Dealing with confounds (Reisberg, Ch. 3)
Imagine an experiment in which research participants are asked to recognize
letter strings briefly presented on a computer screen. In the first 50 trials,
the letter strings are random sequences ("okbo," "pmla," and so on). In the next
50 trials, the letter strings are all common four-letter words ("book," "lamp,"
"tree," and so on). Let's say that the participants are able, on average, to
read 30% of the random sequences and 65% of the words. This is a large
difference; what should we conclude from it?
In fact, we can conclude nothing from this (fictional) experiment, because the
procedure just described is flawed. The data tell us that participants did much
better with the words, but why is this? One possibility is that words are, in
fact, easier to recognize than nonwords. A different possibility, however, is
that we are instead seeing an effect of practice: Maybe the participants
did better with the word trials, not because words are special, but simply
because the words came later in the experiment, after the participants had
gained some experience with the procedure. Likewise, participants did worse with
the nonwords, not because these are hard to recognize, but because they were
presented before any practice or warm-up.
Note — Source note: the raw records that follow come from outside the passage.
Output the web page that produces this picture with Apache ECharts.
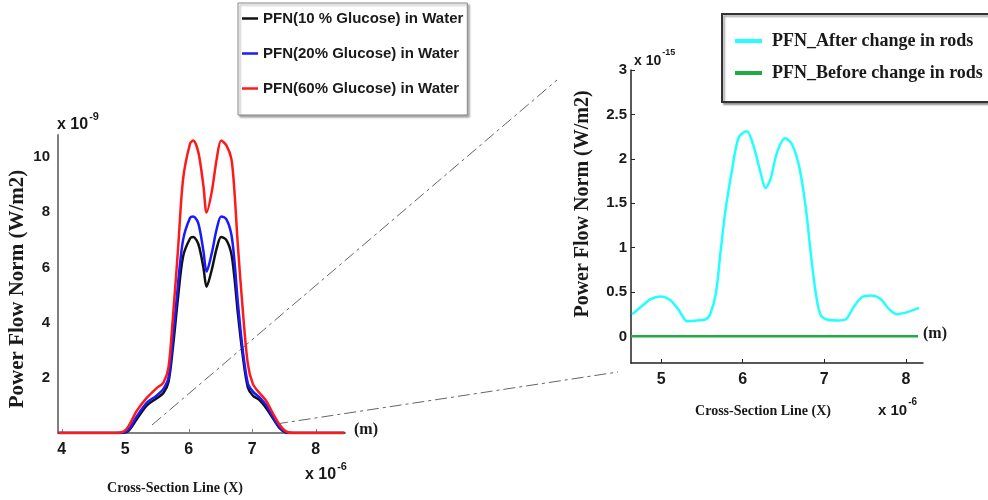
<!DOCTYPE html>
<html>
<head>
<meta charset="utf-8">
<script src="https://cdn.jsdelivr.net/npm/echarts@6/dist/echarts.min.js"></script>
<style>
html,body{margin:0;padding:0;background:#fff;}
#chart{width:988px;height:500px;}
</style>
</head>
<body>
<div id="chart"></div>
<script>
// ---- Left chart data (x in 1e-6 m, y in 1e-9 W/m2) ----
const xLeft = [3.95, 4.2, 4.5, 4.8, 4.97, 5.05, 5.18, 5.34, 5.49, 5.6, 5.68, 5.75, 5.83, 5.91, 6.02, 6.07, 6.15, 6.23, 6.28, 6.36, 6.44, 6.51, 6.59, 6.67, 6.72, 6.77, 6.85, 6.93, 7.01, 7.11, 7.22, 7.32, 7.43, 7.53, 7.64, 7.9, 8.2, 8.45];
const pfn60 = [0, 0, 0, 0, 0.05, 0.24, 0.8, 1.28, 1.62, 1.83, 2.38, 4.2, 6.65, 9.2, 10.49, 10.6, 10.18, 8.96, 7.99, 8.72, 9.94, 10.6, 10.43, 9.94, 8.72, 6.89, 4.45, 2.5, 1.77, 1.46, 1.16, 0.73, 0.3, 0.06, 0, 0, 0, 0];
const pfn20 = [0, 0, 0, 0, 0.02, 0.12, 0.6, 1.1, 1.35, 1.6, 2.0, 3.4, 5.4, 7.0, 7.8, 7.85, 7.6, 6.6, 5.85, 6.5, 7.4, 7.85, 7.75, 7.2, 6.2, 4.8, 3.0, 1.8, 1.5, 1.3, 1.0, 0.6, 0.2, 0.03, 0, 0, 0, 0];
const pfn10 = [0, 0, 0, 0, 0.01, 0.08, 0.5, 1.0, 1.25, 1.45, 1.85, 3.1, 4.9, 6.4, 7.05, 7.1, 6.85, 6.0, 5.3, 5.9, 6.7, 7.1, 7.0, 6.5, 5.6, 4.4, 2.8, 1.65, 1.35, 1.2, 0.9, 0.55, 0.18, 0.02, 0, 0, 0, 0];
const leftNames = ['PFN(10 % Glucose) in Water', 'PFN(20% Glucose) in Water', 'PFN(60% Glucose) in Water'];
const leftXTicks = [4, 5, 6, 7, 8];
const leftYTicks = [2, 4, 6, 8, 10];

// ---- Right chart data (x in 1e-6 m, y in 1e-15 W/m2) ----
const xRight = [4.645, 4.75, 4.87, 4.99, 5.11, 5.22, 5.32, 5.44, 5.54, 5.60, 5.67, 5.73, 5.79, 5.87, 5.95, 6.05, 6.13, 6.22, 6.28, 6.34, 6.42, 6.52, 6.60, 6.69, 6.77, 6.83, 6.89, 6.95, 7.03, 7.16, 7.26, 7.36, 7.46, 7.58, 7.69, 7.79, 7.89, 8.01, 8.16];
const pfnAfter = [0.25, 0.33, 0.42, 0.45, 0.41, 0.29, 0.17, 0.18, 0.19, 0.25, 0.48, 0.97, 1.43, 1.88, 2.24, 2.31, 2.15, 1.84, 1.67, 1.77, 2.07, 2.23, 2.17, 1.92, 1.47, 0.97, 0.52, 0.25, 0.19, 0.18, 0.19, 0.33, 0.44, 0.46, 0.42, 0.31, 0.25, 0.27, 0.32];
const xBefore = [4.63, 8.15];
const pfnBefore = [0, 0];
const rightNames = ['PFN_After change in rods', 'PFN_Before change in rods'];
const rightXTicks = [5, 6, 7, 8];
const rightYTicks = [0, 0.5, 1, 1.5, 2, 2.5, 3];

const zip = (xs, ys) => xs.map((x, i) => [x, ys[i]]);

const chart = echarts.init(document.getElementById('chart'), null, {renderer: 'canvas'});

const tickFont = {fontFamily: 'Liberation Sans, Arial', fontWeight: 'bold', fontSize: 15, color: '#1a1a1a'};
const serif = 'Liberation Serif, Times New Roman';

function expText(x, y, base, exp, size) {
  return {
    type: 'text', left: x, top: y,
    style: {
      text: '{b|' + base + '}{e|' + exp + '}',
      rich: {
        b: {fontFamily: 'Liberation Sans, Arial', fontWeight: 'bold', fontSize: size, fill: '#1a1a1a', verticalAlign: 'bottom'},
        e: {fontFamily: 'Liberation Sans, Arial', fontWeight: 'bold', fontSize: size - 5, fill: '#1a1a1a', padding: [0, 0, 11, 1], verticalAlign: 'bottom'}
      }
    }
  };
}

const option = {
  backgroundColor: '#ffffff',
  animation: false,
  grid: [
    {left: 58, top: 135, width: 287, height: 298, containLabel: false},
    {left: 631, top: 70, width: 292, height: 293, containLabel: false}
  ],
  xAxis: [
    {
      type: 'value', gridIndex: 0, min: 3.94, max: 8.46,
      axisLine: {show: true, onZero: false, lineStyle: {color: '#7f7f7f', width: 2}},
      axisTick: {show: true, inside: true, length: 4, lineStyle: {color: '#7f7f7f'}, customValues: leftXTicks},
      axisLabel: Object.assign({customValues: leftXTicks, margin: 9}, tickFont, {fontSize: 16}),
      splitLine: {show: false}
    },
    {
      type: 'value', gridIndex: 1, min: 4.63, max: 8.21,
      axisLine: {show: true, onZero: false, lineStyle: {color: '#222', width: 1.5}},
      axisTick: {show: true, inside: true, length: 4, lineStyle: {color: '#222'}, customValues: rightXTicks},
      axisLabel: Object.assign({customValues: rightXTicks, margin: 9}, tickFont, {fontSize: 16}),
      splitLine: {show: false}
    }
  ],
  yAxis: [
    {
      type: 'value', gridIndex: 0, min: 0, max: 10.8,
      axisLine: {show: true, onZero: false, lineStyle: {color: '#7f7f7f', width: 2}},
      axisTick: {show: false, customValues: leftYTicks},
      axisLabel: Object.assign({customValues: leftYTicks, margin: 8}, tickFont),
      splitLine: {show: false}
    },
    {
      type: 'value', gridIndex: 1, min: -0.3, max: 3,
      axisLine: {show: true, onZero: false, lineStyle: {color: '#222', width: 1.5}},
      axisTick: {show: true, inside: true, length: 4, lineStyle: {color: '#222'}, customValues: rightYTicks},
      axisLabel: Object.assign({customValues: rightYTicks, margin: 4}, tickFont),
      splitLine: {show: false}
    }
  ],
  legend: [
    {
      data: leftNames, orient: 'vertical', left: 238, top: 3,
      icon: 'rect', itemWidth: 16, itemHeight: 2.5, itemGap: 20,
      padding: [8, 4, 19, 4],
      backgroundColor: '#fff', borderColor: '#888', borderWidth: 1,
      shadowColor: 'rgba(0,0,0,0.35)', shadowBlur: 2, shadowOffsetX: 2, shadowOffsetY: 2,
      textStyle: {fontFamily: 'Liberation Sans, Arial', fontWeight: 'bold', fontSize: 15, color: '#1a1a1a', lineHeight: 15},
      selectedMode: false
    },
    {
      data: rightNames, orient: 'vertical', left: 722, top: 14,
      icon: 'rect', itemWidth: 27, itemHeight: 4, itemGap: 14,
      padding: [18, 30, 20, 13],
      backgroundColor: '#fff', borderColor: '#333', borderWidth: 2,
      shadowColor: 'rgba(0,0,0,0.35)', shadowBlur: 2, shadowOffsetX: 2, shadowOffsetY: 2,
      textStyle: {fontFamily: serif, fontWeight: 'bold', fontSize: 18, color: '#1a1a1a', lineHeight: 16, padding: [0, 0, 0, 5]},
      selectedMode: false
    }
  ],
  series: [
    {name: leftNames[0], type: 'line', xAxisIndex: 0, yAxisIndex: 0, data: zip(xLeft, pfn10), showSymbol: false, smooth: 0.3, lineStyle: {color: '#111', width: 2.5}, itemStyle: {color: '#111'}},
    {name: leftNames[1], type: 'line', xAxisIndex: 0, yAxisIndex: 0, data: zip(xLeft, pfn20), showSymbol: false, smooth: 0.3, lineStyle: {color: '#1a1aff', width: 2.5}, itemStyle: {color: '#1a1aff'}},
    {name: leftNames[2], type: 'line', xAxisIndex: 0, yAxisIndex: 0, data: zip(xLeft, pfn60), showSymbol: false, smooth: 0.3, lineStyle: {color: '#ff1a1a', width: 2.5}, itemStyle: {color: '#ff1a1a'}},
    {name: rightNames[0], type: 'line', xAxisIndex: 1, yAxisIndex: 1, data: zip(xRight, pfnAfter), showSymbol: false, smooth: 0.3, lineStyle: {color: '#22ffff', width: 2.5}, itemStyle: {color: '#22ffff'}},
    {name: rightNames[1], type: 'line', xAxisIndex: 1, yAxisIndex: 1, data: zip(xBefore, pfnBefore), showSymbol: false, lineStyle: {color: '#22aa44', width: 2.5}, itemStyle: {color: '#22aa44'}}
  ],
  graphic: [
    // zoom connector lines
    {type: 'line', shape: {x1: 152, y1: 425, x2: 557, y2: 80}, style: {stroke: '#666', lineWidth: 1, lineDash: [12, 4, 3, 4]}, z: 1},
    {type: 'line', shape: {x1: 276, y1: 424, x2: 618, y2: 372}, style: {stroke: '#666', lineWidth: 1, lineDash: [12, 4, 3, 4]}, z: 1},
    // exponent labels
    expText(57, 111, 'x 10', '-9', 16),
    expText(305, 461, 'x 10', '-6', 16),
    expText(634, 48, 'x 10', '-15', 14),
    expText(878, 397, 'x 10', '-6', 15),
    // unit labels
    {type: 'text', left: 354, top: 422, style: {text: '(m)', fontFamily: serif, fontWeight: 'bold', fontSize: 16, fill: '#1a1a1a'}},
    {type: 'text', left: 923, top: 326, style: {text: '(m)', fontFamily: serif, fontWeight: 'bold', fontSize: 16, fill: '#1a1a1a'}},
    // axis titles
    {type: 'text', x: 175, y: 488, style: {text: 'Cross-Section Line (X)', fontFamily: serif, fontWeight: 'bold', fontSize: 14, fill: '#1a1a1a', align: 'center', verticalAlign: 'middle'}},
    {type: 'text', x: 763, y: 411, style: {text: 'Cross-Section Line (X)', fontFamily: serif, fontWeight: 'bold', fontSize: 14, fill: '#1a1a1a', align: 'center', verticalAlign: 'middle'}},
    {type: 'text', x: 18, y: 289, rotation: Math.PI / 2, style: {text: 'Power Flow Norm (W/m2)', fontFamily: serif, fontWeight: 'bold', fontSize: 21, fill: '#1a1a1a', align: 'center', verticalAlign: 'middle'}},
    {type: 'text', x: 583, y: 204, rotation: Math.PI / 2, style: {text: 'Power Flow Norm (W/m2)', fontFamily: serif, fontWeight: 'bold', fontSize: 20, fill: '#1a1a1a', align: 'center', verticalAlign: 'middle'}}
  ]
};
chart.setOption(option);
</script>
</body>
</html>
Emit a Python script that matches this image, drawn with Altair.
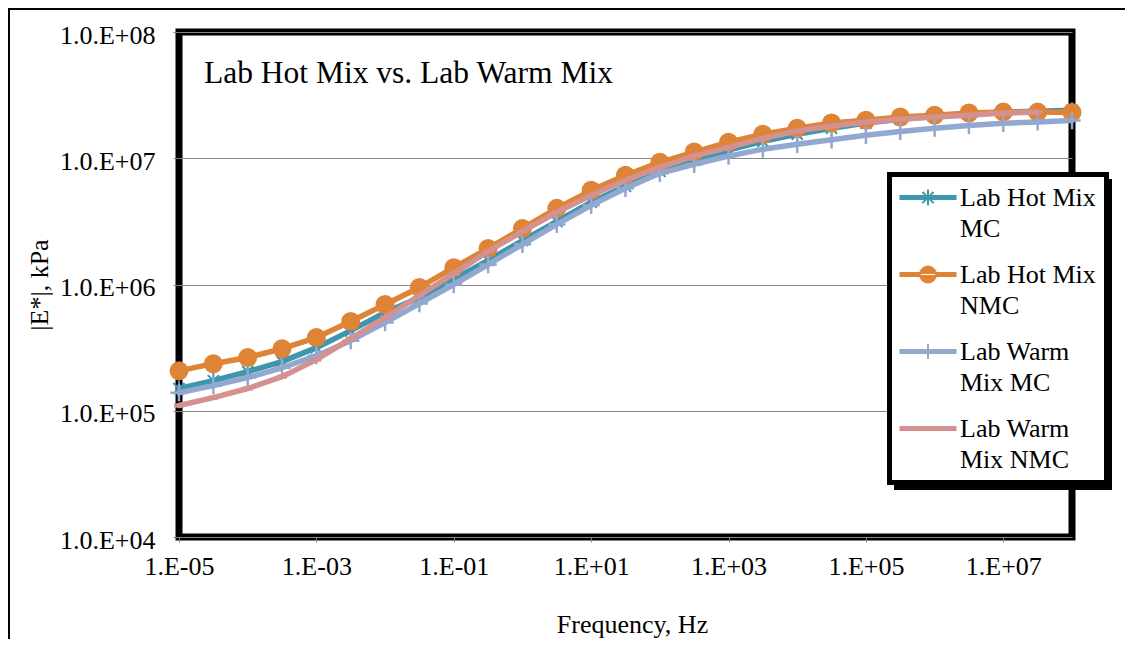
import altair as alt
import pandas as pd

# ---------------- data ----------------
frequency_hz = [1e-5, 3.16e-5, 1e-4, 3.16e-4, 1e-3, 3.16e-3, 1e-2, 3.16e-2, 1e-1, 3.16e-1,
                1.0, 3.16, 10.0, 31.6, 100.0, 316.0, 1e3, 3.16e3, 1e4, 3.16e4,
                1e5, 3.16e5, 1e6, 3.16e6, 1e7, 3.16e7, 1e8]

hot_mc = [1.50e5, 1.73e5, 2.04e5, 2.45e5, 3.16e5, 4.31e5, 6.00e5, 7.89e5, 1.10e6, 1.55e6,
          2.23e6, 3.16e6, 4.48e6, 6.00e6, 7.88e6, 9.64e6, 1.16e7, 1.36e7, 1.55e7, 1.73e7,
          1.90e7, 2.04e7, 2.15e7, 2.23e7, 2.32e7, 2.36e7, 2.40e7]
hot_nmc = [2.07e5, 2.36e5, 2.64e5, 3.10e5, 3.80e5, 5.09e5, 6.94e5, 9.47e5, 1.36e6, 1.93e6,
           2.78e6, 4.01e6, 5.57e6, 7.33e6, 9.29e6, 1.12e7, 1.34e7, 1.55e7, 1.73e7, 1.90e7,
           2.00e7, 2.12e7, 2.19e7, 2.28e7, 2.32e7, 2.32e7, 2.30e7]
warm_mc = [1.39e5, 1.58e5, 1.83e5, 2.19e5, 2.73e5, 3.59e5, 4.99e5, 7.07e5, 1.00e6, 1.44e6,
           2.08e6, 2.99e6, 4.24e6, 5.78e6, 7.60e6, 8.96e6, 1.04e7, 1.18e7, 1.29e7, 1.40e7,
           1.52e7, 1.63e7, 1.73e7, 1.82e7, 1.89e7, 1.94e7, 1.99e7]
warm_nmc = [1.10e5, 1.27e5, 1.50e5, 1.86e5, 2.54e5, 3.73e5, 5.47e5, 8.18e5, 1.22e6, 1.83e6,
            2.63e6, 3.73e6, 5.08e6, 6.69e6, 8.48e6, 1.04e7, 1.22e7, 1.44e7, 1.64e7, 1.80e7,
            1.93e7, 2.04e7, 2.12e7, 2.19e7, 2.28e7, 2.32e7]

series_names = ["Lab Hot Mix MC", "Lab Hot Mix NMC", "Lab Warm Mix MC", "Lab Warm Mix NMC"]
legend_lines = [["Lab Hot Mix", "MC"], ["Lab Hot Mix", "NMC"],
                ["Lab Warm", "Mix MC"], ["Lab Warm", "Mix NMC"]]
series_colors = ["#3E96AD", "#DF8437", "#92A8D1", "#D4918F"]
series_values = [hot_mc, hot_nmc, warm_mc, warm_nmc]

x_tick_values = [1e-5, 1e-3, 1e-1, 1e1, 1e3, 1e5, 1e7]
y_tick_values = [1e4, 1e5, 1e6, 1e7, 1e8]

chart_title = "Lab Hot Mix vs. Lab Warm Mix"
x_title = "Frequency, Hz"
y_title = "|E*|, kPa"

# ---------------- build table ----------------
rows = []
for name, vals in zip(series_names, series_values):
    for f, v in zip(frequency_hz, vals):
        rows.append({"series": name, "freq": f, "E": v})
df = pd.DataFrame(rows)

FONT = "Liberation Serif"
W, H = 893, 505

x_scale = alt.Scale(type="log", domain=[1e-5, 1e8], nice=False)
y_scale = alt.Scale(type="log", domain=[1e4, 1e8], nice=False)
color_scale = alt.Scale(domain=series_names, range=series_colors)

exp_x = "round(log(datum.value)/LN10)"
x_label_expr = ("'1.E' + (" + exp_x + " < 0 ? '-' : '+') + (abs(" + exp_x +
                ") < 10 ? '0' : '') + abs(" + exp_x + ")")
y_label_expr = "'1.0.E+' + (" + exp_x + " < 10 ? '0' : '') + " + exp_x

x_enc = alt.X("freq:Q", scale=x_scale, axis=alt.Axis(
    values=x_tick_values, labelExpr=x_label_expr, title=x_title, grid=False, domain=False,
    tickSize=5, tickColor="#808080", labelPadding=32, labelBaseline="alphabetic",
    labelFlush=False, labelOverlap=False, labelFont=FONT, labelFontSize=26, labelColor="black",
    titleFont=FONT, titleFontSize=26, titleFontWeight="normal", titleColor="black",
    titleX=453, titleY=95, titleBaseline="alphabetic"))
y_enc = alt.Y("E:Q", scale=y_scale, axis=alt.Axis(
    values=y_tick_values, labelExpr=y_label_expr, title=y_title, grid=True,
    gridColor="#868686", gridWidth=1, domain=False, tickSize=6, tickColor="#808080",
    labelPadding=18, labelBaseline="middle", labelOffset=3, labelFlush=False,
    labelOverlap=False, labelFont=FONT, labelFontSize=26, labelColor="black",
    titleFont=FONT, titleFontSize=26, titleFontWeight="normal", titleColor="black",
    titleX=-132, titleBaseline="alphabetic"))
c_enc = alt.Color("series:N", scale=color_scale, legend=None)

base = alt.Chart(df)

# markers per series (Excel-like)
star_path = "M-0.7,-0.7L0.7,0.7M-0.7,0.7L0.7,-0.7M0,-1L0,1"
plus_path = "M-1,0L1,0M0,-1L0,1"
dash_path = "M-1,0L1,0"
marker_defs = [
    dict(shape=star_path, filled=False, size=256, strokeWidth=2),
    dict(shape="circle", filled=True, size=361, strokeWidth=0),
    dict(shape=plus_path, filled=False, size=300, strokeWidth=2.5),
    dict(shape=dash_path, filled=False, size=100, strokeWidth=4),
]

# legend symbols = line + marker (path units: 1 unit = 12 px)
line_rect = "M-2.292,-0.125L2.292,-0.125L2.292,0.125L-2.292,0.125Z"
legend_paths = [
    line_rect + "M-0.467,-0.467L0.467,0.467M-0.467,0.467L0.467,-0.467M0,-0.667L0,0.667",
    line_rect + "M-0.667,0A0.667,0.667,0,1,0,0.667,0A0.667,0.667,0,1,0,-0.667,0Z",
    line_rect + "M0,-0.625L0,0.625",
    line_rect,
]

label_expr = " : ".join(
    "datum.label == '%s' ? ['%s', '%s']" % (n, l[0], l[1]) for n, l in zip(series_names, legend_lines)
) + " : datum.label"

leg = alt.Legend(orient="none", legendX=710.5, legendY=142.5, title=None,
                 strokeColor="black", fillColor="white", padding=10,
                 symbolSize=576, symbolStrokeWidth=2, symbolOpacity=1, symbolOffset=15.5,
                 labelFont=FONT, labelFontSize=26,
                 labelColor="black", labelOffset=19, rowPadding=20, labelLimit=400,
                 labelExpr=label_expr)
leg_scale_c = alt.Scale(domain=series_names, range=series_colors)
leg_scale_s = alt.Scale(domain=series_names, range=legend_paths)

layers = []

# outer chart-area frame and legend shadow (decoration)
one = alt.Chart(pd.DataFrame({"k": [0]}))
frame = one.mark_rect(fillOpacity=0, stroke="black", strokeWidth=2).encode(
    x=alt.value(-170), x2=alt.value(1100), y=alt.value(-23), y2=alt.value(800))
layers.append(frame)
shadow = one.mark_rect(color="black").encode(
    x=alt.value(715), x2=alt.value(933), y=alt.value(147), y2=alt.value(458))
layers.append(shadow)

# invisible layer that only carries the legend
legend_layer = base.mark_point(filled=True, fillOpacity=0, strokeOpacity=0, strokeWidth=2).encode(
    x=x_enc, y=y_enc,
    fill=alt.Fill("series:N", scale=leg_scale_c, legend=leg),
    stroke=alt.Stroke("series:N", scale=leg_scale_c, legend=leg),
    shape=alt.Shape("series:N", scale=leg_scale_s, legend=leg),
)
layers.append(legend_layer)

for name, mk in zip(series_names, marker_defs):
    sub = base.transform_filter(alt.datum.series == name)
    layers.append(sub.mark_line(strokeWidth=5.5, strokeCap="round", strokeJoin="round").encode(
        x=x_enc, y=y_enc, color=c_enc))
    layers.append(sub.mark_point(opacity=1, **mk).encode(x=x_enc, y=y_enc, color=c_enc))

title_layer = alt.Chart(pd.DataFrame({"t": [chart_title]})).mark_text(
    font=FONT, fontSize=31.5, align="left", baseline="middle", color="black").encode(
    text="t:N", x=alt.value(25), y=alt.value(42))
layers.append(title_layer)

chart = alt.layer(*layers).properties(
    width=W, height=H,
    padding={"left": 171, "top": 24, "right": 53, "bottom": 102},
    autosize=alt.AutoSizeParams(type="none"),
    background="white",
).configure(
    style={"guide-label": {"lineHeight": 31}}
).configure_view(
    stroke="black", strokeWidth=7
).configure_legend(strokeWidth=5)

chart.save("out.html", embed_options={"renderer": "svg", "actions": False})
To put this in technical terms, the experiment just described is invalid
- that is, it does not measure what it is intended to measure, namely, the
difference between words and nonwords. The experiment is invalid because a
confound is present-an extra variable that could have caused the observed
data pattern. The confound, of course, is sequence, and the confound
makes the data ambiguous: Maybe words were better recognized because they're
words. Or maybe the words were better recognized simply because they came
second. With no way in these data to choose between these interpretations, we
cannot say which is the correct interpretation, and hence we can draw no
conclusions from the study.
How should this experiment have been designed? One possibility is to
counterbalance the sequence of trials: For half of the participants, we
would show the words first, then the random letters. For the other half, we
would use the reverse order. This setup doesn't remove the effect of practice,
but it arranges things so that practice has the same impact on both conditions,
and the effect of practice is counterbalanced. Specifically, practice would help
the words half the time, and would help the nonwords half the time. If,
therefore, we observe a difference between the conditions, it cannot be a result
of practice: Practice had the same effect on both conditions, and so could not
have caused a difference between the conditions.
As it turns out, we know how this experiment would turn out when properly done -
words are, in fact, easier to recognize. Our point here, though, lies in what it
takes for the experiment to be "properly done." In this and in all experiments,
we need to remove confounds, so that we can be sure what it was that lies
beneath the data pattern. We have various techniques available for dealing with
confounds; we've mentioned just one of them here. The key is that the confounds
must be removed; only then can we it legitimately draw conclusions from the
study.